* _Supplied information_:
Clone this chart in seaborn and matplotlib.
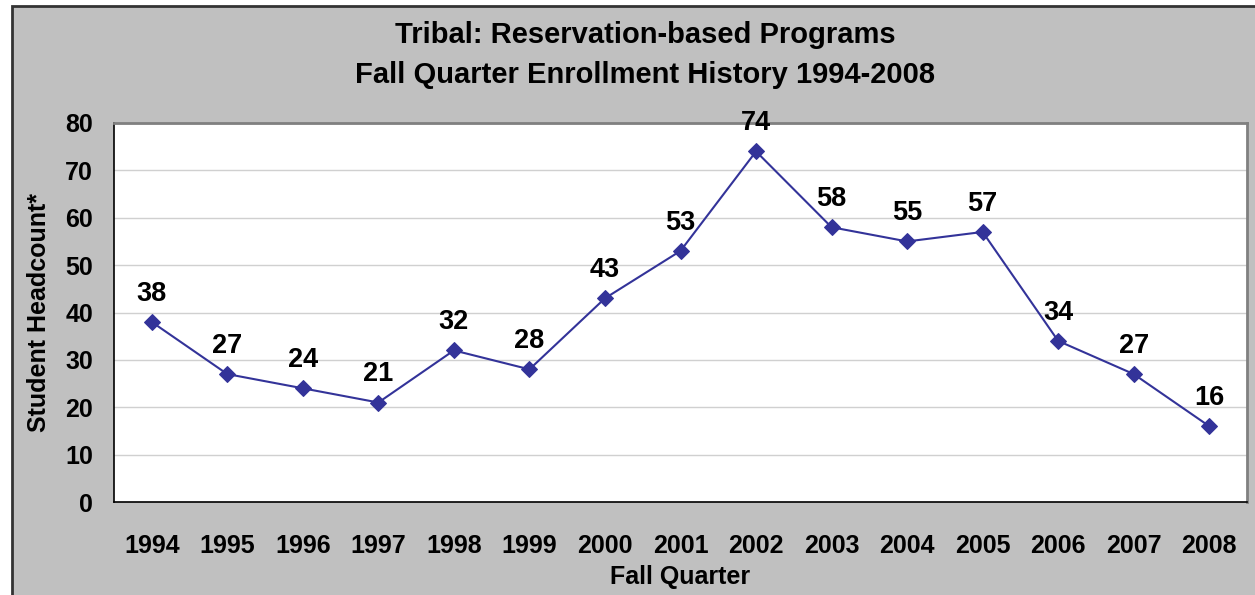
import matplotlib.pyplot as plt
import numpy as np
import pandas as pd
import seaborn as sns
from matplotlib.patches import Rectangle

# enrollment data
years = ['1994', '1995', '1996', '1997', '1998', '1999', '2000', '2001',
         '2002', '2003', '2004', '2005', '2006', '2007', '2008']
headcount = [38, 27, 24, 21, 32, 28, 43, 53, 74, 58, 55, 57, 34, 27, 16]
y_ticks = [0, 10, 20, 30, 40, 50, 60, 70, 80]

sns.set_style('white')
plt.rcParams['font.family'] = ['Liberation Sans', 'DejaVu Sans']
plt.rcParams['font.weight'] = 'bold'
plt.rcParams['text.color'] = 'black'
plt.rcParams['axes.labelcolor'] = 'black'
plt.rcParams['xtick.color'] = 'black'
plt.rcParams['ytick.color'] = 'black'

df = pd.DataFrame({'pos': np.arange(len(years)), 'count': headcount})

fig = plt.figure(figsize=(12.55, 5.95), dpi=100)
fig.patch.set_facecolor('white')
# grey chart area with dark border
bg = Rectangle((12 / 1255, -0.1), 1.2, (595 - 6) / 595 + 0.1,
               transform=fig.transFigure, facecolor='#C0C0C0',
               edgecolor='#333333', linewidth=2, zorder=-5)
fig.patches.append(bg)

ax = fig.add_axes([114 / 1255, 1 - 502 / 595, (1247 - 114) / 1255, (502 - 123) / 595])
ax.set_zorder(1)
ax.set_facecolor('white')

sns.lineplot(data=df, x='pos', y='count', ax=ax, color='#333399', linewidth=1.5,
             marker='D', markersize=8, markeredgecolor='#333399', zorder=3)

for x, v in zip(df['pos'], df['count']):
    ax.annotate(str(v), (x, v), xytext=(0, 11), textcoords='offset points',
                ha='center', va='bottom', fontsize=19.5, fontweight='bold')

ax.set_xlim(-0.5, len(years) - 0.5)
ax.set_ylim(0, 80)
ax.set_yticks(y_ticks)
ax.set_yticklabels([str(t) for t in y_ticks], fontsize=18, fontweight='bold')
ax.yaxis.grid(True, color='#D0D0D0', linewidth=1)
ax.set_axisbelow(True)

# category ticks sit between the years
ax.set_xticks(np.arange(-0.5, len(years)), minor=False)
ax.set_xticklabels([])
ax.set_xticks(np.arange(len(years)), minor=True)
ax.set_xticklabels(years, minor=True, fontsize=18, fontweight='bold')
ax.tick_params(axis='x', which='major', direction='out', length=7, color='black')
ax.tick_params(axis='x', which='minor', length=0, pad=23)
ax.tick_params(axis='y', direction='out', length=7, color='black', pad=8)

for side in ['left', 'bottom']:
    ax.spines[side].set_color('black')
    ax.spines[side].set_linewidth(1.2)
for side in ['top', 'right']:
    ax.spines[side].set_visible(True)
    ax.spines[side].set_color('#808080')
    ax.spines[side].set_linewidth(2)

ax.set_xlabel('Fall Quarter', fontsize=18, fontweight='bold', labelpad=5)
ax.set_ylabel('Student Headcount*', fontsize=18, fontweight='bold', labelpad=10)

fig.text(645 / 1255, 1 - 35 / 595, 'Tribal: Reservation-based Programs',
         ha='center', va='center', fontsize=21, fontweight='bold')
fig.text(645 / 1255, 1 - 75 / 595, 'Fall Quarter Enrollment History 1994-2008',
         ha='center', va='center', fontsize=21, fontweight='bold')

fig.savefig('out.png', dpi=100, facecolor=fig.get_facecolor())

* _The exercise_: From the material above, reproduce everything verbatim except the pictures.

* _Written solution_:
Clone this chart in seaborn and matplotlib.
import matplotlib.pyplot as plt
import numpy as np
import pandas as pd
import seaborn as sns
from matplotlib.patches import Rectangle

# enrollment data
years = ['1994', '1995', '1996', '1997', '1998', '1999', '2000', '2001',
         '2002', '2003', '2004', '2005', '2006', '2007', '2008']
headcount = [38, 27, 24, 21, 32, 28, 43, 53, 74, 58, 55, 57, 34, 27, 16]
y_ticks = [0, 10, 20, 30, 40, 50, 60, 70, 80]

sns.set_style('white')
plt.rcParams['font.family'] = ['Liberation Sans', 'DejaVu Sans']
plt.rcParams['font.weight'] = 'bold'
plt.rcParams['text.color'] = 'black'
plt.rcParams['axes.labelcolor'] = 'black'
plt.rcParams['xtick.color'] = 'black'
plt.rcParams['ytick.color'] = 'black'

df = pd.DataFrame({'pos': np.arange(len(years)), 'count': headcount})

fig = plt.figure(figsize=(12.55, 5.95), dpi=100)
fig.patch.set_facecolor('white')
# grey chart area with dark border
bg = Rectangle((12 / 1255, -0.1), 1.2, (595 - 6) / 595 + 0.1,
               transform=fig.transFigure, facecolor='#C0C0C0',
               edgecolor='#333333', linewidth=2, zorder=-5)
fig.patches.append(bg)

ax = fig.add_axes([114 / 1255, 1 - 502 / 595, (1247 - 114) / 1255, (502 - 123) / 595])
ax.set_zorder(1)
ax.set_facecolor('white')

sns.lineplot(data=df, x='pos', y='count', ax=ax, color='#333399', linewidth=1.5,
             marker='D', markersize=8, markeredgecolor='#333399', zorder=3)

for x, v in zip(df['pos'], df['count']):
    ax.annotate(str(v), (x, v), xytext=(0, 11), textcoords='offset points',
                ha='center', va='bottom', fontsize=19.5, fontweight='bold')

ax.set_xlim(-0.5, len(years) - 0.5)
ax.set_ylim(0, 80)
ax.set_yticks(y_ticks)
ax.set_yticklabels([str(t) for t in y_ticks], fontsize=18, fontweight='bold')
ax.yaxis.grid(True, color='#D0D0D0', linewidth=1)
ax.set_axisbelow(True)

# category ticks sit between the years
ax.set_xticks(np.arange(-0.5, len(years)), minor=False)
ax.set_xticklabels([])
ax.set_xticks(np.arange(len(years)), minor=True)
ax.set_xticklabels(years, minor=True, fontsize=18, fontweight='bold')
ax.tick_params(axis='x', which='major', direction='out', length=7, color='black')
ax.tick_params(axis='x', which='minor', length=0, pad=23)
ax.tick_params(axis='y', direction='out', length=7, color='black', pad=8)

for side in ['left', 'bottom']:
    ax.spines[side].set_color('black')
    ax.spines[side].set_linewidth(1.2)
for side in ['top', 'right']:
    ax.spines[side].set_visible(True)
    ax.spines[side].set_color('#808080')
    ax.spines[side].set_linewidth(2)

ax.set_xlabel('Fall Quarter', fontsize=18, fontweight='bold', labelpad=5)
ax.set_ylabel('Student Headcount*', fontsize=18, fontweight='bold', labelpad=10)

fig.text(645 / 1255, 1 - 35 / 595, 'Tribal: Reservation-based Programs',
         ha='center', va='center', fontsize=21, fontweight='bold')
fig.text(645 / 1255, 1 - 75 / 595, 'Fall Quarter Enrollment History 1994-2008',
         ha='center', va='center', fontsize=21, fontweight='bold')

fig.savefig('out.png', dpi=100, facecolor=fig.get_facecolor())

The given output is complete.